- DIRECTIVE
Return, without pictures, the lines from the start of the data through the one that contains "(903,83) -- (903,1251);".

- INFORMATION PROVIDED

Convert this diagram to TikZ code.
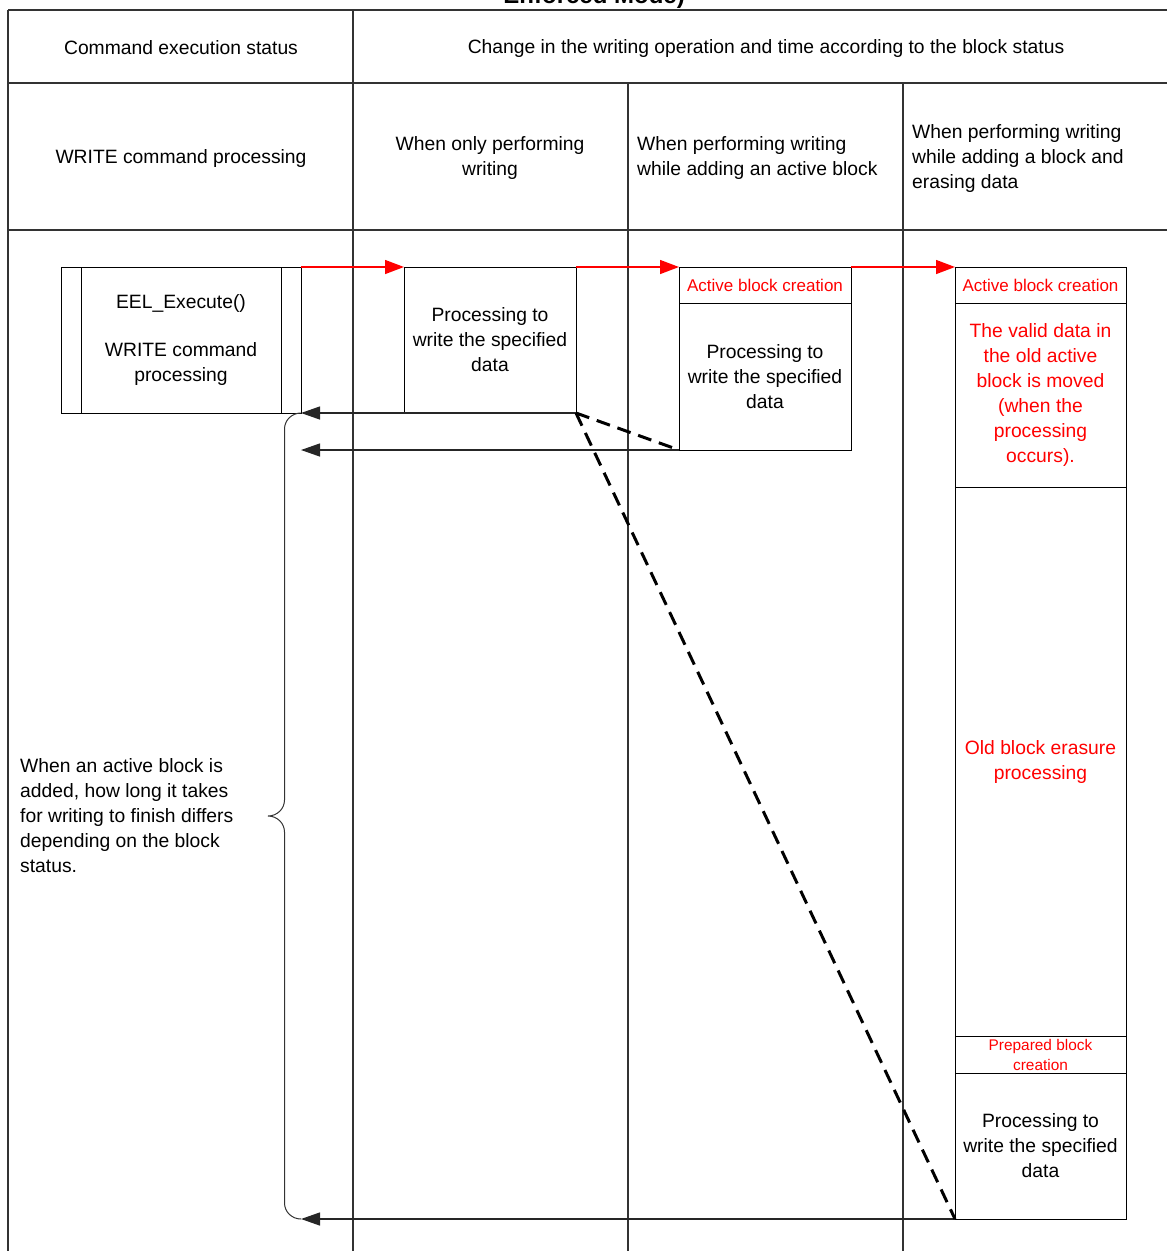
\documentclass[tikz,border=0pt]{standalone}
\usepackage{fontspec}
\setmainfont{Liberation Sans}
\usetikzlibrary{arrows.meta}

\begin{document}
\begin{tikzpicture}[x=1pt,y=-1pt,
  gridline/.style={line width=1.3pt, draw=black!80},
  body/.style={font=\fontsize{19.3}{25}\selectfont},
  box/.style={draw=black, line width=1pt, rectangle, inner sep=0pt,
    outer sep=0pt, align=center, body},
  redtxt/.style={text=red},
  smallred/.style={text=red, font=\fontsize{17}{20}\selectfont},
  tinyred/.style={text=red, font=\fontsize{15.4}{20}\selectfont},
  redarrow/.style={draw=red, line width=1.4pt,
    -{Triangle[length=19pt,width=14pt]}},
  backarrow/.style={draw=black!85, line width=1.3pt,
    -{Triangle[length=19pt,width=13pt]}},
  dashline/.style={draw=black, line width=3pt, dash pattern=on 14pt off 8pt}
]
\useasboundingbox (0,0) rectangle (1167,1251);

% page title, running off the top edge
\node[anchor=base east, inner sep=0pt, font=\bfseries\fontsize{24}{28}\selectfont]
  (title) at (685,3.5) {Enforced Mode)};

% table grid
\draw[gridline] (8,10) -- (1167,10);
\draw[gridline] (8,83) -- (1167,83);
\draw[gridline] (8,230) -- (1167,230);
\draw[gridline] (8,10) -- (8,1251);
\draw[gridline] (353,10) -- (353,1251);
\draw[gridline] (628,83) -- (628,1251);
\draw[gridline] (903,83) -- (903,1251);

% header texts
\node[body, inner sep=0pt] (h1) at (181,48) {Command execution status};
\node[body, inner sep=0pt] (h2) at (766,49)
  {Change in the writing operation and time according to the block status};
\node[body, inner sep=0pt] (c1) at (181,159) {WRITE command processing};
\node[body, inner sep=0pt, align=center] (c2) at (490,158)
  {When only performing\\writing};
\node[body, inner sep=0pt, align=left, anchor=west] (c3) at (637,158)
  {When performing writing\\while adding an active block};
\node[body, inner sep=0pt, align=left, anchor=west] (c4) at (912,159)
  {When performing writing\\while adding a block and\\erasing data};

% command box (predefined process)
\node[box, minimum width=240pt, minimum height=146pt] (eel) at (181,340)
  {EEL\_Execute()\\[23pt]WRITE command\\processing};
\draw[line width=1pt] ([xshift=20pt]eel.north west) -- ([xshift=20pt]eel.south west);
\draw[line width=1pt] ([xshift=-20pt]eel.north east) -- ([xshift=-20pt]eel.south east);

% writing only
\node[box, minimum width=172pt, minimum height=146pt] (w1) at (490,340)
  {Processing to\\write the specified\\data};

% writing with an added active block
\node[box, smallred, minimum width=172pt, minimum height=36pt] (a1) at (765,285)
  {Active block creation};
\node[box, minimum width=172pt, minimum height=147pt, anchor=north] (w2)
  at (a1.south) {Processing to\\write the specified\\data};

% writing with an added block and erasure
\node[box, smallred, minimum width=171pt, minimum height=36pt] (a2) at (1040.5,285)
  {Active block creation};
\node[box, redtxt, minimum width=171pt, minimum height=184pt, anchor=north] (mv)
  at (a2.south) {The valid data in\\the old active\\block is moved\\(when the\\processing\\occurs).};
\node[box, redtxt, minimum width=171pt, minimum height=549pt, anchor=north] (er)
  at (mv.south) {Old block erasure\\processing};
\node[box, tinyred, minimum width=171pt, minimum height=37pt, anchor=north] (pb)
  at (er.south) {Prepared block\\creation};
\node[box, minimum width=171pt, minimum height=146pt, anchor=north] (w3)
  at (pb.south) {Processing to\\write the specified\\data};

% start of each writing variant
\draw[redarrow] (eel.north east) -- (w1.north west);
\draw[redarrow] (w1.north east) -- (a1.north west);
\draw[redarrow] (a1.north east) -- (a2.north west);

% returns to the caller
\draw[backarrow] (w1.south east) -- (eel.south east);
\draw[backarrow] (w2.south west) -- (eel.south east |- w2.south west);
\draw[backarrow] (w3.south west) -- (eel.south east |- w3.south west);

% dashed delay markers
\draw[dashline] (w1.south east) -- (w2.south west);
\draw[dashline] (w1.south east) -- (w3.south west);

% brace spanning the returns
\coordinate (brtop) at (eel.south east);
\coordinate (brbot) at (eel.south east |- w3.south west);
\coordinate (brtip) at (268,816);
\draw[line width=1pt, draw=black!80]
  (brtop) to[out=180,in=90] (284.5,429) -- (284.5,800)
  to[out=-90,in=0] (brtip) to[out=0,in=90] (284.5,832)
  -- (284.5,1203) to[out=-90,in=180] (brbot);

\node[body, inner sep=0pt, align=left, anchor=west] (note) at (20,816)
  {When an active block is\\added, how long it takes\\for writing to finish differs\\depending on the block\\status.};
\end{tikzpicture}
\end{document}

- SOLUTION FOR THIS PROBLEM
Convert this diagram to TikZ code.
\documentclass[tikz,border=0pt]{standalone}
\usepackage{fontspec}
\setmainfont{Liberation Sans}
\usetikzlibrary{arrows.meta}

\begin{document}
\begin{tikzpicture}[x=1pt,y=-1pt,
  gridline/.style={line width=1.3pt, draw=black!80},
  body/.style={font=\fontsize{19.3}{25}\selectfont},
  box/.style={draw=black, line width=1pt, rectangle, inner sep=0pt,
    outer sep=0pt, align=center, body},
  redtxt/.style={text=red},
  smallred/.style={text=red, font=\fontsize{17}{20}\selectfont},
  tinyred/.style={text=red, font=\fontsize{15.4}{20}\selectfont},
  redarrow/.style={draw=red, line width=1.4pt,
    -{Triangle[length=19pt,width=14pt]}},
  backarrow/.style={draw=black!85, line width=1.3pt,
    -{Triangle[length=19pt,width=13pt]}},
  dashline/.style={draw=black, line width=3pt, dash pattern=on 14pt off 8pt}
]
\useasboundingbox (0,0) rectangle (1167,1251);

% page title, running off the top edge
\node[anchor=base east, inner sep=0pt, font=\bfseries\fontsize{24}{28}\selectfont]
  (title) at (685,3.5) {Enforced Mode)};

% table grid
\draw[gridline] (8,10) -- (1167,10);
\draw[gridline] (8,83) -- (1167,83);
\draw[gridline] (8,230) -- (1167,230);
\draw[gridline] (8,10) -- (8,1251);
\draw[gridline] (353,10) -- (353,1251);
\draw[gridline] (628,83) -- (628,1251);
\draw[gridline] (903,83) -- (903,1251);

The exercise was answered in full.